I am not sure this one Netflix show is a harbinger of the future. I don't think Netflix can afford it.
In a fixed location we have changed the way we watch TV at home. We mostly watch on demand shows from the HBO library and then year old stuff from Netflix. But on the road it is not so easy to get fast internet still.
If you aren't already aware of it, yesterday Netflix put online an entire 13-episode new series entitled "House of Cards" starring Kevin Spacey. Although we have already watched the first two shows and have enjoyed them, the reason for this post is simply to point out that this event took place. It appears to be the first time an expensive show with a well-known cast has gone this route, bypassing the HBO, Showtime channels which would have been a more normal venue. Netflix is hinting that this may be only the first of a whole line of "made for streaming" TV content. What's made this even more unusual is that Netflix has made the entire series available at once, no waiting until next week to watch the next episode.
Of course, the implications of this to the entertainment industry are enormous. Essentially, a content provider (a movie producer) has bypassed the entire distribution system and is providing commercial-free content to those willing to pay the intermediary (Netflix) to stream it to them. It's the next logical step beyond the "on demand" process we have become accustomed to.

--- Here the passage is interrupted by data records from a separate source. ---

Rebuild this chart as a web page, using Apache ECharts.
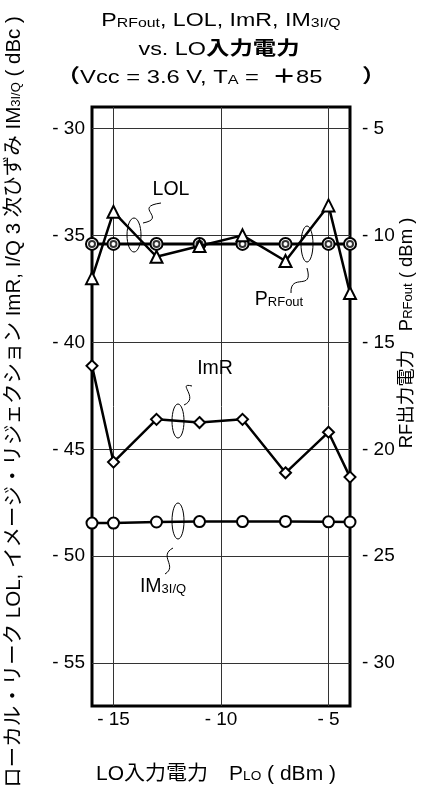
<!DOCTYPE html>
<html>
<head>
<meta charset="utf-8">
<script src="https://cdn.jsdelivr.net/npm/echarts@6/dist/echarts.min.js"></script>
<style>
  html, body { margin: 0; padding: 0; background: #fff; }
  #chart { width: 424px; height: 807px; }
</style>
</head>
<body>
<div id="chart"></div>
<script>
// LO input power (dBm)
var loPower = [-16, -15, -13, -11, -9, -7, -5, -4]
// right axis (dBm)
var prfOut = [-10.4, -10.4, -10.4, -10.4, -10.4, -10.4, -10.4, -10.4]
// left axis (dBc)
var lol = [-37.0, -33.9, -36.0, -35.5, -35.0, -36.2, -33.6, -37.7]
var imr = [-41.1, -45.6, -43.6, -43.75, -43.6, -46.1, -44.2, -46.3]
var im3 = [-48.45, -48.45, -48.4, -48.38, -48.38, -48.37, -48.39, -48.4]

var xTicks = [-15, -10, -5]
var leftTicks = [-55, -50, -45, -40, -35, -30]
var rightTicks = [-30, -25, -20, -15, -10, -5]

var FONT = '"Liberation Sans", "Noto Sans CJK JP", sans-serif'

function pairs(ys) {
  return loPower.map(function(x, i) { return [x, ys[i]] })
}
function minusFmt(v) {
  return v < 0 ? '- ' + Math.abs(v) : String(v)
}

function richFor(size, sub) {
  return {
    n: { fontSize: size, fontFamily: FONT, color: '#000', verticalAlign: 'bottom' },
    b: { fontSize: size, fontFamily: FONT, fontWeight: 'bold', color: '#000', verticalAlign: 'bottom' },
    s: { fontSize: sub, fontFamily: FONT, color: '#000', verticalAlign: 'bottom', padding: [0, 0, 1, 0] }
  }
}

function label(x, y, text, size, sub, sx, rot) {
  return {
    type: 'text', x: x, y: y, scaleX: sx || 1, rotation: rot || 0, z: 20,
    style: {
      text: text, font: size + 'px ' + FONT, fill: '#000',
      align: 'center', verticalAlign: 'middle', rich: richFor(size, sub)
    }
  }
}
var thin = { fill: 'none', stroke: '#000', lineWidth: 1 }

var myChart = echarts.init(document.getElementById('chart'))
var option = {
  animation: false,
  backgroundColor: '#fff',
  textStyle: { fontFamily: FONT },
  grid: {
    left: 92,
    right: 74,
    top: 107,
    bottom: 101,
    show: true,
    borderColor: '#000',
    borderWidth: 3
  },
  xAxis: {
    type: 'value',
    min: -16,
    max: -4,
    axisLine: { show: false },
    axisTick: { show: false, customValues: xTicks },
    splitLine: { show: true, lineStyle: { color: '#333', width: 1 } },
    axisLabel: {
      customValues: xTicks,
      formatter: minusFmt,
      color: '#000',
      fontSize: 19,
      margin: 4
    }
  },
  yAxis: [
    {
      type: 'value',
      min: -57,
      max: -29,
      axisLine: { show: false },
      axisTick: { show: false, customValues: leftTicks },
      splitLine: { show: true, lineStyle: { color: '#333', width: 1 } },
      axisLabel: {
        customValues: leftTicks,
        formatter: minusFmt,
        color: '#000',
        fontSize: 19,
        margin: 7
      }
    },
    {
      type: 'value',
      min: -32,
      max: -4,
      position: 'right',
      axisLine: { show: false },
      axisTick: { show: false, customValues: rightTicks },
      splitLine: { show: false },
      axisLabel: {
        customValues: rightTicks,
        formatter: minusFmt,
        color: '#000',
        fontSize: 19,
        margin: 12
      }
    }
  ],
  graphic: [
    // title
    label(221, 21, 'P{s|RFout}{n|, LOL, ImR, IM}{s|3I/Q}', 19, 13, 1.22),
    label(219, 50, 'vs. LO{b|入力電力}', 19, 13, 1.23),
    label(221, 78, '{b|（}Vcc = 3.6 V, T{s|A}{n| =  }{b|＋}{n|85      }{b|）}', 19, 13, 1.25),
    // axis names
    label(216, 774, 'LO入力電力　P{s|LO}{n| ( dBm )}', 20, 13, 1.05),
    label(14, 402, 'ローカル・リーク LOL, イメージ・リジェクション ImR, I/Q 3 次ひずみ IM{s|3I/Q}{n| ( dBc )}', 20.5, 13, 1, Math.PI / 2),
    label(407, 333, 'RF出力電力　P{s|RFout}{n| ( dBm )}', 18.5, 13, 1, Math.PI / 2),
    // annotation labels
    label(171, 190, 'LOL', 19.5, 13),
    label(279, 300, 'P{s|RFout}', 19.5, 13),
    label(215, 369, 'ImR', 19.5, 13),
    label(163, 587, 'IM{s|3I/Q}', 19.5, 13),
    // loops
    { type: 'ellipse', shape: { cx: 134, cy: 235, rx: 7, ry: 17 }, style: thin, z: 10 },
    { type: 'ellipse', shape: { cx: 307, cy: 244, rx: 6, ry: 18 }, style: thin, z: 10 },
    { type: 'ellipse', shape: { cx: 178, cy: 421, rx: 6, ry: 17 }, style: thin, z: 10 },
    { type: 'ellipse', shape: { cx: 178, cy: 521, rx: 6, ry: 18 }, style: thin, z: 10 },
    // squiggles
    { type: 'bezierCurve', shape: { x1: 143, y1: 223, cpx1: 168, cpy1: 218, cpx2: 132, cpy2: 207, x2: 161, y2: 203 }, style: thin, z: 10 },
    { type: 'bezierCurve', shape: { x1: 307, y1: 268, cpx1: 314, cpy1: 292, cpx2: 290, cpy2: 272, x2: 291, y2: 293 }, style: thin, z: 10 },
    { type: 'bezierCurve', shape: { x1: 192, y1: 386, cpx1: 176, cpy1: 382, cpx2: 200, cpy2: 398, x2: 184, y2: 405 }, style: thin, z: 10 },
    { type: 'bezierCurve', shape: { x1: 173, y1: 548, cpx1: 158, cpy1: 556, cpx2: 178, cpy2: 566, x2: 165, y2: 574 }, style: thin, z: 10 }
  ],
  series: [
    {
      name: 'IM3I/Q',
      type: 'line',
      data: pairs(im3),
      symbol: 'emptyCircle',
      symbolSize: 11,
      lineStyle: { color: '#000', width: 2.5 },
      itemStyle: { color: '#000', borderWidth: 1.3 }
    },
    {
      name: 'ImR',
      type: 'line',
      data: pairs(imr),
      symbol: 'emptyDiamond',
      symbolSize: 11,
      lineStyle: { color: '#000', width: 2.5 },
      itemStyle: { color: '#000', borderWidth: 1.3 }
    },
    {
      name: 'PRFout',
      type: 'line',
      yAxisIndex: 1,
      data: pairs(prfOut),
      symbol: 'emptyCircle',
      symbolSize: 12,
      lineStyle: { color: '#000', width: 3 },
      itemStyle: { color: '#000', borderWidth: 1.3 }
    },
    {
      name: 'PRFout-inner',
      type: 'scatter',
      yAxisIndex: 1,
      data: pairs(prfOut),
      symbol: 'emptyCircle',
      symbolSize: 6,
      itemStyle: { color: '#000', borderWidth: 1.2 },
      z: 4
    },
    {
      name: 'LOL',
      type: 'line',
      data: pairs(lol),
      symbol: 'emptyTriangle',
      symbolSize: 12,
      lineStyle: { color: '#000', width: 2.5 },
      itemStyle: { color: '#000', borderWidth: 1.3 },
      z: 5
    }
  ]
}
myChart.setOption(option)
</script>
</body>
</html>
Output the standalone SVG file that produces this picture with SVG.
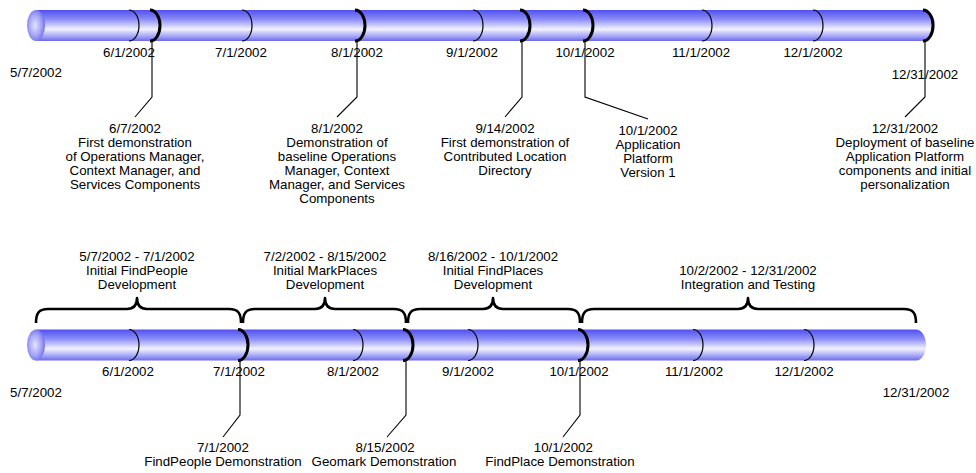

Once technological evolution like this begins it is hard to stuff the genie back in the bottle, so I expect, over time, we will see more of this not just by Netflix, but maybe also by Amazon and others. This has huge implications for internet providers, campground operators, etc, since it will stress the data-handling capacity of their networks. Sure, nothing has really changed since people can already stream video, but if first-run content becomes more available via streaming they are going to be frustrated if they discover they can't spend their weekend "camping" trip watching a marathon of their favorite shows episodes. Yet another problem for campground owners to wrestle with. As if the question of "free wifi" wasn't difficult enough to deal with on its own.